The hostages would be released in bursts throughout the four-day cease-fire. Once the first batch is released, Israel is expected to free the first group of Palestinian prisoners.
Those up for release include many teen-age boys detained during a wave of violence in the West Bank in 2022 or 2023 and charged with offenses such as stone-throwing or disturbing public order, according to a list of eligible prisoners published by Israel's Justice Ministry on Wednesday. Israel currently holds nearly 7,000 Palestinians accused or convicted of security offenses.
Israel said the truce would be extended by a day for every 10 additional hostages released.
Qatar said Israel would also allow more fuel and humanitarian aid into Gaza, but did not provide details.
Hamas said hundreds of trucks carrying humanitarian aid and fuel are to be allowed to enter Gaza every day as part of the deal. Supplies would also reach northern Gaza, the focus of Israel's ground offensive, for the first time, Hamas said.
Israel's government statement did not refer to increased aid and fuel deliveries. Israeli Channel 12 TV reported that as part of the deal, Israel will allow a "significant" amount of fuel and humanitarian supplies into Gaza, but did not specify how much. Israel has severely limited the amount of aid, especially fuel, allowed into Gaza during the war, prompting dire shortages of water, food and fuel to run generators.
The fighting is expected to come to a temporary halt: Israeli jets and troops will hold their fire, while militants are expected to refrain from firing rockets at Israel. Hamas said Israel's warplanes will stop flying over southern Gaza during the four-day truce and for six hours daily over northern Gaza. Israel made no mention of halting flights, and it wasn't clear if this would include Israel's sophisticated intelligence drones, which have been a constant presence over Gaza.
WHAT'S BEEN LEFT OUT?
While several families will be thrilled to have their loved ones back, a significant number of hostages remain in Hamas captivity, including men, women, older people and foreign nationals. The families who are not included in the current deal are likely to keep up the pressure on Israeli Prime Minister Benjamin Netanyahu to try to secure their own loved ones' release with a future deal.
According to the Israeli newspaper Haaretz, under the deal, the International Committee of the Red Cross will visit remaining hostages and provide them with medicines they may need. Netanyahu confirmed that detail.
While the cease-fire will grant Palestinians in Gaza a brief calm, the hundreds of thousands who have fled the combat zone and headed south are not expected to be able to head back. Israeli troops are expected to remain in their positions in northern Gaza and are not withdrawing.
WHAT ARE THE DEAL'S POSSIBLE IMPLICATIONS?
The deal offers only a short break in the fighting. Israel, which has made destroying Hamas and saving the captives its war goals, is expected to continue where it left off once the four days wrap up.

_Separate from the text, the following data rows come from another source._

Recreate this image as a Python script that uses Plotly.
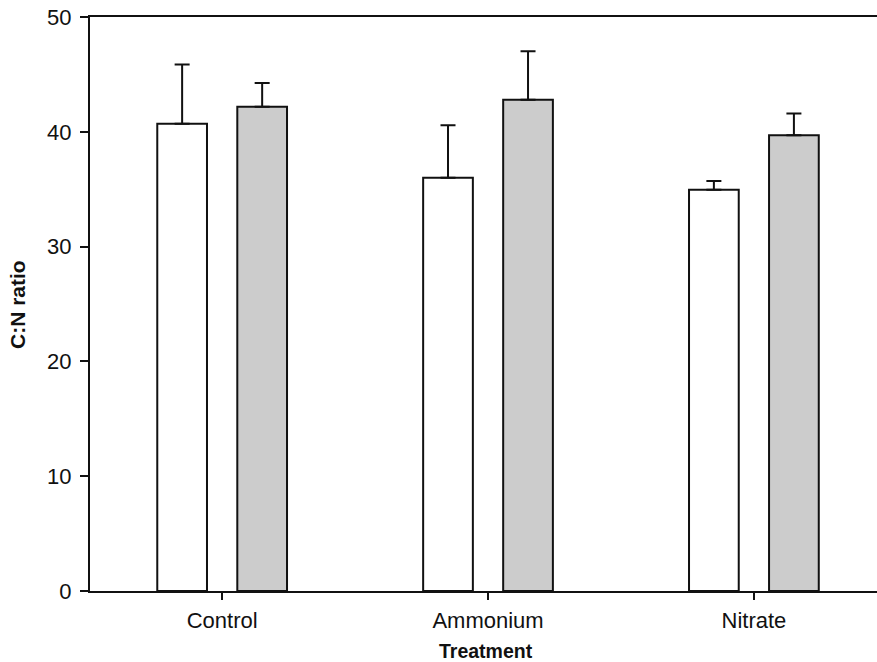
import plotly.graph_objects as go

categories = ["Control", "Ammonium", "Nitrate"]
white_values = [40.7, 36.0, 34.96]
white_errors = [5.17, 4.56, 0.75]
gray_values = [42.18, 42.79, 39.71]
gray_errors = [2.06, 4.23, 1.89]
y_ticks = [0, 10, 20, 30, 40, 50]

fig = go.Figure()
fig.add_trace(go.Bar(
    x=categories, y=white_values, offset=-0.244, width=0.187,
    marker=dict(color="white", line=dict(color="#111111", width=2)),
    error_y=dict(type="data", symmetric=False, array=white_errors,
                 arrayminus=[0] * 3, color="#111111", thickness=2, width=7.5),
    showlegend=False,
))
fig.add_trace(go.Bar(
    x=categories, y=gray_values, offset=0.057, width=0.187,
    marker=dict(color="#cccccc", line=dict(color="#111111", width=2)),
    error_y=dict(type="data", symmetric=False, array=gray_errors,
                 arrayminus=[0] * 3, color="#111111", thickness=2, width=7.5),
    showlegend=False,
))

font = "Liberation Sans, Arial, sans-serif"
W, H = 877, 662
l, r, t, b = 90, 0, 17, 71
pw, ph = W - l - r, H - t - b

fig.update_layout(
    width=W, height=H,
    margin=dict(l=l, r=r, t=t, b=b),
    paper_bgcolor="white", plot_bgcolor="white",
    font=dict(family=font, color="#111111"),
    xaxis=dict(
        type="category", range=[-0.497, 2.463],
        showline=True, linecolor="#111111", linewidth=2, mirror=True,
        ticks="outside", ticklen=7, tickwidth=2, tickcolor="#111111",
        tickfont=dict(size=22, family=font), showgrid=False, zeroline=False,
        ticklabelstandoff=2,
    ),
    yaxis=dict(
        range=[0, 50], tickvals=y_ticks,
        showline=True, linecolor="#111111", linewidth=2, mirror=False,
        ticks="outside", ticklen=8, tickwidth=2, tickcolor="#111111",
        tickfont=dict(size=22, family=font), showgrid=False, zeroline=False,
        ticklabelstandoff=4,
    ),
    annotations=[
        dict(text="<b>Treatment</b>", xref="paper", yref="paper",
             x=(486 - l) / pw, y=(H - b - 651) / ph,
             xanchor="center", yanchor="middle",
             showarrow=False, font=dict(size=19.5, family=font)),
        dict(text="<b>C:N ratio</b>", textangle=-90, xref="paper", yref="paper",
             x=(17 - l) / pw, y=(H - b - 305) / ph,
             xanchor="center", yanchor="middle",
             showarrow=False, font=dict(size=21, family=font)),
    ],
)

fig.write_html("out.html")
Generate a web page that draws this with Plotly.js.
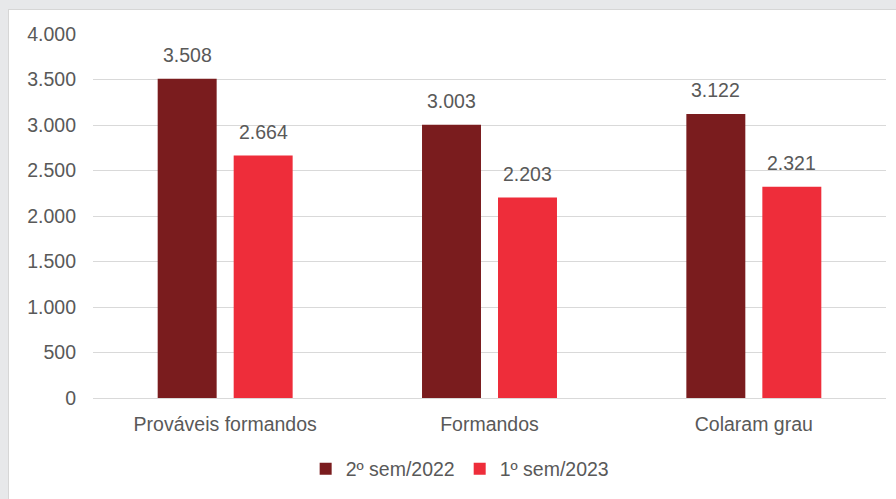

Netanyahu said Tuesday that the cease-fire will allow the army to prepare for the continued fighting and will not harm its war effort. Once the cease-fire ends, airstrikes will likely resume and troops will continue their push throughout northern Gaza before their expected foray into the south at an unknown time. Gaza residents will have to brace for a resumption of hostilities.
The deal also appears to bolster Hamas. A break in fighting would grant it time to strategize, shift around militant positions and perhaps regroup after Israel claimed it had killed large numbers of Hamas fighters and destroyed many of the group's military assets.
The staggered nature of the deal also opens the door for Hamas to up its demands on the fly, on the assumption that Israel will make even more concessions to release more hostages.
Yehya Sinwar, the Hamas leader in Gaza and presumed mastermind of the Oct. 7 attack, could also try to turn a four-day pause in fighting into a longer cease-fire by offering to release more hostages. A longer cease-fire would make it harder for Israel to restart the war, both operationally and in the eyes of global public opinion.
The Israeli government would face growing domestic pressure to secure the release of more hostages. Families left out of the current deal will only become more determined to see their loved ones freed once they've seen the first groups leave captivity.